SOURCE MATERIAL:
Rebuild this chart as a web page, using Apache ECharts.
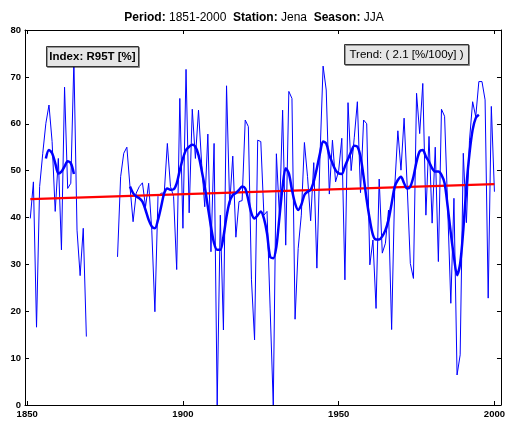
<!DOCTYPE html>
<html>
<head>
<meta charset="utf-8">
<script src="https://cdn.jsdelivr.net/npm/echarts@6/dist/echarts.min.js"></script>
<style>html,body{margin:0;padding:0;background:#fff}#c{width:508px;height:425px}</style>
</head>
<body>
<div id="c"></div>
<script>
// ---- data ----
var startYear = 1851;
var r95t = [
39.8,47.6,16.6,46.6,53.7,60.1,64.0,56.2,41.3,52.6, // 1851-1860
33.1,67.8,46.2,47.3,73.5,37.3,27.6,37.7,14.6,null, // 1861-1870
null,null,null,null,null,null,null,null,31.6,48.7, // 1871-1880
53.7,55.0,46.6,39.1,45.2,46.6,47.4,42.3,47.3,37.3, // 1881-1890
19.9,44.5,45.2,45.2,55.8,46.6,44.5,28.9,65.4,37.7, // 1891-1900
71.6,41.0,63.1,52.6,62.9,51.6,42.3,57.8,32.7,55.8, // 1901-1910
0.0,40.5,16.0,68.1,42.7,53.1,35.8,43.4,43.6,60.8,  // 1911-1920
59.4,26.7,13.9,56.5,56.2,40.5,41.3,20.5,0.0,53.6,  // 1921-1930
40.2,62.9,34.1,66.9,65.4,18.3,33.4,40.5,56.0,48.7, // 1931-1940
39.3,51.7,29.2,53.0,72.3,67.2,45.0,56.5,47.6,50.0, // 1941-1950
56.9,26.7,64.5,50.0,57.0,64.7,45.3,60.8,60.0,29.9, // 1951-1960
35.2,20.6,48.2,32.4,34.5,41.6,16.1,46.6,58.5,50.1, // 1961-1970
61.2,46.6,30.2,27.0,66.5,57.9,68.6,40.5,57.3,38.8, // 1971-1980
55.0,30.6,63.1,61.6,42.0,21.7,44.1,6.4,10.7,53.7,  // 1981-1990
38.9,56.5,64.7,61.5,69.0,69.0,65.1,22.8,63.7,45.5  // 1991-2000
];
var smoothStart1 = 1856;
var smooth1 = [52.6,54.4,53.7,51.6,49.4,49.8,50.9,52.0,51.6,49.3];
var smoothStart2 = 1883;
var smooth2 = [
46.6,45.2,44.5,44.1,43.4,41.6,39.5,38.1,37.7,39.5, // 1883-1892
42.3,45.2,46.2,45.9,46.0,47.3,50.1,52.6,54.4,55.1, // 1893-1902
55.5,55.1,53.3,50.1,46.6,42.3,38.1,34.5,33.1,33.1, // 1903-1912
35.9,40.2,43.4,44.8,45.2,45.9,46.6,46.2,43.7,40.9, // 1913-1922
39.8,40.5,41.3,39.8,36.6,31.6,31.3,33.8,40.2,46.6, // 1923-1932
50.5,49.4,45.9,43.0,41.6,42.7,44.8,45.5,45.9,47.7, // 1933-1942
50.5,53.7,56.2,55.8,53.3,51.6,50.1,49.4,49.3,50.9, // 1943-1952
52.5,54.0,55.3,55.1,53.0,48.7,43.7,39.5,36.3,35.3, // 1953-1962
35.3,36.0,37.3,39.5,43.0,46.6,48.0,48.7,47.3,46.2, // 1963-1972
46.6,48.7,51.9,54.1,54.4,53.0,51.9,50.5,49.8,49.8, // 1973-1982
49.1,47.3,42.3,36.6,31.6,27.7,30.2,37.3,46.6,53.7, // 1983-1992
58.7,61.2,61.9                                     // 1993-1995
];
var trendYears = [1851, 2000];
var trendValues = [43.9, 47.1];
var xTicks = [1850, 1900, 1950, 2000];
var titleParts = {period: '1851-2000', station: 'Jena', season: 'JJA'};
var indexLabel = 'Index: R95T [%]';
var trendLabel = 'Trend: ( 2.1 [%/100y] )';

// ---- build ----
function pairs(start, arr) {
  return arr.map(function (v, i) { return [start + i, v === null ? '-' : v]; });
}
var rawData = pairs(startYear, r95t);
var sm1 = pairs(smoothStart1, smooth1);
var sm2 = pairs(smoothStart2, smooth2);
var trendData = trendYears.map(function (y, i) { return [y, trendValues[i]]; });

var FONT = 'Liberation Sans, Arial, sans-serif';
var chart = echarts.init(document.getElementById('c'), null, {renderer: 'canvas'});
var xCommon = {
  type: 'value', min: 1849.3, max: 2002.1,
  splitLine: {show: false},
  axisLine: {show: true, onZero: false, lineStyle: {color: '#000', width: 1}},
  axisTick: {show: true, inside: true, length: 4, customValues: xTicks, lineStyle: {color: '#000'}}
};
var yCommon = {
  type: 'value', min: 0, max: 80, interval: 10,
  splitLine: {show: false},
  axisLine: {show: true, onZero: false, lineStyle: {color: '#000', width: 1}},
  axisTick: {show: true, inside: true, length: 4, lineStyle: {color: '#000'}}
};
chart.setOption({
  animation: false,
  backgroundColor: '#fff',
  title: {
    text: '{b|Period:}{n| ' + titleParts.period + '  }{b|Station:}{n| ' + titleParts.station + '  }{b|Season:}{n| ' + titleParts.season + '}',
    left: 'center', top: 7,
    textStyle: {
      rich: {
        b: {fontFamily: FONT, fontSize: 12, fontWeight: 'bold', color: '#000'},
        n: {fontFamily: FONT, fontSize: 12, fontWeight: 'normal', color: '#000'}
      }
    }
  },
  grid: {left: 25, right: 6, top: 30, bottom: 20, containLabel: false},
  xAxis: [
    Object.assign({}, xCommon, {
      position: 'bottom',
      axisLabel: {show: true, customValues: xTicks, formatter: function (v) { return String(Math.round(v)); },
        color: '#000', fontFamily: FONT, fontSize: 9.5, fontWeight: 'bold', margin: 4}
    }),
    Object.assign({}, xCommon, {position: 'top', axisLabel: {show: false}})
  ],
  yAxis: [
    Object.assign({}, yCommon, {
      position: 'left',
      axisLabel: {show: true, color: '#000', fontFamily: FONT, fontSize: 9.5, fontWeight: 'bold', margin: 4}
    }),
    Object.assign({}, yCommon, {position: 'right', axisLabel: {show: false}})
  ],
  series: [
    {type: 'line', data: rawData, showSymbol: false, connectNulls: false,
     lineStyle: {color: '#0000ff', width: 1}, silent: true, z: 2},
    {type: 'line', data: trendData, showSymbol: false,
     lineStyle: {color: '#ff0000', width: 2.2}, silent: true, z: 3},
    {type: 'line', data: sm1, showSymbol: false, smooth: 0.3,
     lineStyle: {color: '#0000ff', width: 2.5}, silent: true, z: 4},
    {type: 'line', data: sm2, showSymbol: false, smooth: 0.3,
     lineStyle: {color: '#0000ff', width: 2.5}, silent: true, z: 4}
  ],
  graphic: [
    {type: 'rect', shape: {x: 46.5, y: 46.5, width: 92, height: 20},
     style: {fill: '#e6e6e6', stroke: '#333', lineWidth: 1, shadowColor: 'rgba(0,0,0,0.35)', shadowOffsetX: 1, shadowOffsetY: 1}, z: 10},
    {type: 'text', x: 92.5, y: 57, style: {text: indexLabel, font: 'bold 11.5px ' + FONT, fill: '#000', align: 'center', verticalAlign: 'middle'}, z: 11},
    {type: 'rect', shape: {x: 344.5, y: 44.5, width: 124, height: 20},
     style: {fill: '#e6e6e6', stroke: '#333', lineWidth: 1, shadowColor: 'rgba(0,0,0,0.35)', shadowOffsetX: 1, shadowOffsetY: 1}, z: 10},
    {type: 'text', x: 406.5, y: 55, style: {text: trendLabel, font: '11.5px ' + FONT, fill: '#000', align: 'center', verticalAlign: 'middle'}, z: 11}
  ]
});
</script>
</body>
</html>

WRITTEN INSTRUCTION:
Copy the data word for word. Pictures do not go in the copy.

SOLUTION TO THIS PROBLEM:
Rebuild this chart as a web page, using Apache ECharts.
<!DOCTYPE html>
<html>
<head>
<meta charset="utf-8">
<script src="https://cdn.jsdelivr.net/npm/echarts@6/dist/echarts.min.js"></script>
<style>html,body{margin:0;padding:0;background:#fff}#c{width:508px;height:425px}</style>
</head>
<body>
<div id="c"></div>
<script>
// ---- data ----
var startYear = 1851;
var r95t = [
39.8,47.6,16.6,46.6,53.7,60.1,64.0,56.2,41.3,52.6, // 1851-1860
33.1,67.8,46.2,47.3,73.5,37.3,27.6,37.7,14.6,null, // 1861-1870
null,null,null,null,null,null,null,null,31.6,48.7, // 1871-1880
53.7,55.0,46.6,39.1,45.2,46.6,47.4,42.3,47.3,37.3, // 1881-1890
19.9,44.5,45.2,45.2,55.8,46.6,44.5,28.9,65.4,37.7, // 1891-1900
71.6,41.0,63.1,52.6,62.9,51.6,42.3,57.8,32.7,55.8, // 1901-1910
0.0,40.5,16.0,68.1,42.7,53.1,35.8,43.4,43.6,60.8,  // 1911-1920
59.4,26.7,13.9,56.5,56.2,40.5,41.3,20.5,0.0,53.6,  // 1921-1930
40.2,62.9,34.1,66.9,65.4,18.3,33.4,40.5,56.0,48.7, // 1931-1940
39.3,51.7,29.2,53.0,72.3,67.2,45.0,56.5,47.6,50.0, // 1941-1950
56.9,26.7,64.5,50.0,57.0,64.7,45.3,60.8,60.0,29.9, // 1951-1960
35.2,20.6,48.2,32.4,34.5,41.6,16.1,46.6,58.5,50.1, // 1961-1970
61.2,46.6,30.2,27.0,66.5,57.9,68.6,40.5,57.3,38.8, // 1971-1980
55.0,30.6,63.1,61.6,42.0,21.7,44.1,6.4,10.7,53.7,  // 1981-1990
38.9,56.5,64.7,61.5,69.0,69.0,65.1,22.8,63.7,45.5  // 1991-2000
];
var smoothStart1 = 1856;
var smooth1 = [52.6,54.4,53.7,51.6,49.4,49.8,50.9,52.0,51.6,49.3];
var smoothStart2 = 1883;
var smooth2 = [
46.6,45.2,44.5,44.1,43.4,41.6,39.5,38.1,37.7,39.5, // 1883-1892
42.3,45.2,46.2,45.9,46.0,47.3,50.1,52.6,54.4,55.1, // 1893-1902
55.5,55.1,53.3,50.1,46.6,42.3,38.1,34.5,33.1,33.1, // 1903-1912
35.9,40.2,43.4,44.8,45.2,45.9,46.6,46.2,43.7,40.9, // 1913-1922
39.8,40.5,41.3,39.8,36.6,31.6,31.3,33.8,40.2,46.6, // 1923-1932
50.5,49.4,45.9,43.0,41.6,42.7,44.8,45.5,45.9,47.7, // 1933-1942
50.5,53.7,56.2,55.8,53.3,51.6,50.1,49.4,49.3,50.9, // 1943-1952
52.5,54.0,55.3,55.1,53.0,48.7,43.7,39.5,36.3,35.3, // 1953-1962
35.3,36.0,37.3,39.5,43.0,46.6,48.0,48.7,47.3,46.2, // 1963-1972
46.6,48.7,51.9,54.1,54.4,53.0,51.9,50.5,49.8,49.8, // 1973-1982
49.1,47.3,42.3,36.6,31.6,27.7,30.2,37.3,46.6,53.7, // 1983-1992
58.7,61.2,61.9                                     // 1993-1995
];
var trendYears = [1851, 2000];
var trendValues = [43.9, 47.1];
var xTicks = [1850, 1900, 1950, 2000];
var titleParts = {period: '1851-2000', station: 'Jena', season: 'JJA'};
var indexLabel = 'Index: R95T [%]';
var trendLabel = 'Trend: ( 2.1 [%/100y] )';

// ---- build ----
function pairs(start, arr) {
  return arr.map(function (v, i) { return [start + i, v === null ? '-' : v]; });
}
var rawData = pairs(startYear, r95t);
var sm1 = pairs(smoothStart1, smooth1);
var sm2 = pairs(smoothStart2, smooth2);
var trendData = trendYears.map(function (y, i) { return [y, trendValues[i]]; });

var FONT = 'Liberation Sans, Arial, sans-serif';
var chart = echarts.init(document.getElementById('c'), null, {renderer: 'canvas'});
var xCommon = {
  type: 'value', min: 1849.3, max: 2002.1,
  splitLine: {show: false},
  axisLine: {show: true, onZero: false, lineStyle: {color: '#000', width: 1}},
  axisTick: {show: true, inside: true, length: 4, customValues: xTicks, lineStyle: {color: '#000'}}
};
var yCommon = {
  type: 'value', min: 0, max: 80, interval: 10,
  splitLine: {show: false},
  axisLine: {show: true, onZero: false, lineStyle: {color: '#000', width: 1}},
  axisTick: {show: true, inside: true, length: 4, lineStyle: {color: '#000'}}
};
chart.setOption({
  animation: false,
  backgroundColor: '#fff',
  title: {
    text: '{b|Period:}{n| ' + titleParts.period + '  }{b|Station:}{n| ' + titleParts.station + '  }{b|Season:}{n| ' + titleParts.season + '}',
    left: 'center', top: 7,
    textStyle: {
      rich: {
        b: {fontFamily: FONT, fontSize: 12, fontWeight: 'bold', color: '#000'},
        n: {fontFamily: FONT, fontSize: 12, fontWeight: 'normal', color: '#000'}
      }
    }
  },
  grid: {left: 25, right: 6, top: 30, bottom: 20, containLabel: false},
  xAxis: [
    Object.assign({}, xCommon, {
      position: 'bottom',
      axisLabel: {show: true, customValues: xTicks, formatter: function (v) { return String(Math.round(v)); },
        color: '#000', fontFamily: FONT, fontSize: 9.5, fontWeight: 'bold', margin: 4}
    }),
    Object.assign({}, xCommon, {position: 'top', axisLabel: {show: false}})
  ],
  yAxis: [
    Object.assign({}, yCommon, {
      position: 'left',
      axisLabel: {show: true, color: '#000', fontFamily: FONT, fontSize: 9.5, fontWeight: 'bold', margin: 4}
    }),
    Object.assign({}, yCommon, {position: 'right', axisLabel: {show: false}})
  ],
  series: [
    {type: 'line', data: rawData, showSymbol: false, connectNulls: false,
     lineStyle: {color: '#0000ff', width: 1}, silent: true, z: 2},
    {type: 'line', data: trendData, showSymbol: false,
     lineStyle: {color: '#ff0000', width: 2.2}, silent: true, z: 3},
    {type: 'line', data: sm1, showSymbol: false, smooth: 0.3,
     lineStyle: {color: '#0000ff', width: 2.5}, silent: true, z: 4},
    {type: 'line', data: sm2, showSymbol: false, smooth: 0.3,
     lineStyle: {color: '#0000ff', width: 2.5}, silent: true, z: 4}
  ],
  graphic: [
    {type: 'rect', shape: {x: 46.5, y: 46.5, width: 92, height: 20},
     style: {fill: '#e6e6e6', stroke: '#333', lineWidth: 1, shadowColor: 'rgba(0,0,0,0.35)', shadowOffsetX: 1, shadowOffsetY: 1}, z: 10},
    {type: 'text', x: 92.5, y: 57, style: {text: indexLabel, font: 'bold 11.5px ' + FONT, fill: '#000', align: 'center', verticalAlign: 'middle'}, z: 11},
    {type: 'rect', shape: {x: 344.5, y: 44.5, width: 124, height: 20},
     style: {fill: '#e6e6e6', stroke: '#333', lineWidth: 1, shadowColor: 'rgba(0,0,0,0.35)', shadowOffsetX: 1, shadowOffsetY: 1}, z: 10},
    {type: 'text', x: 406.5, y: 55, style: {text: trendLabel, font: '11.5px ' + FONT, fill: '#000', align: 'center', verticalAlign: 'middle'}, z: 11}
  ]
});
</script>
</body>
</html>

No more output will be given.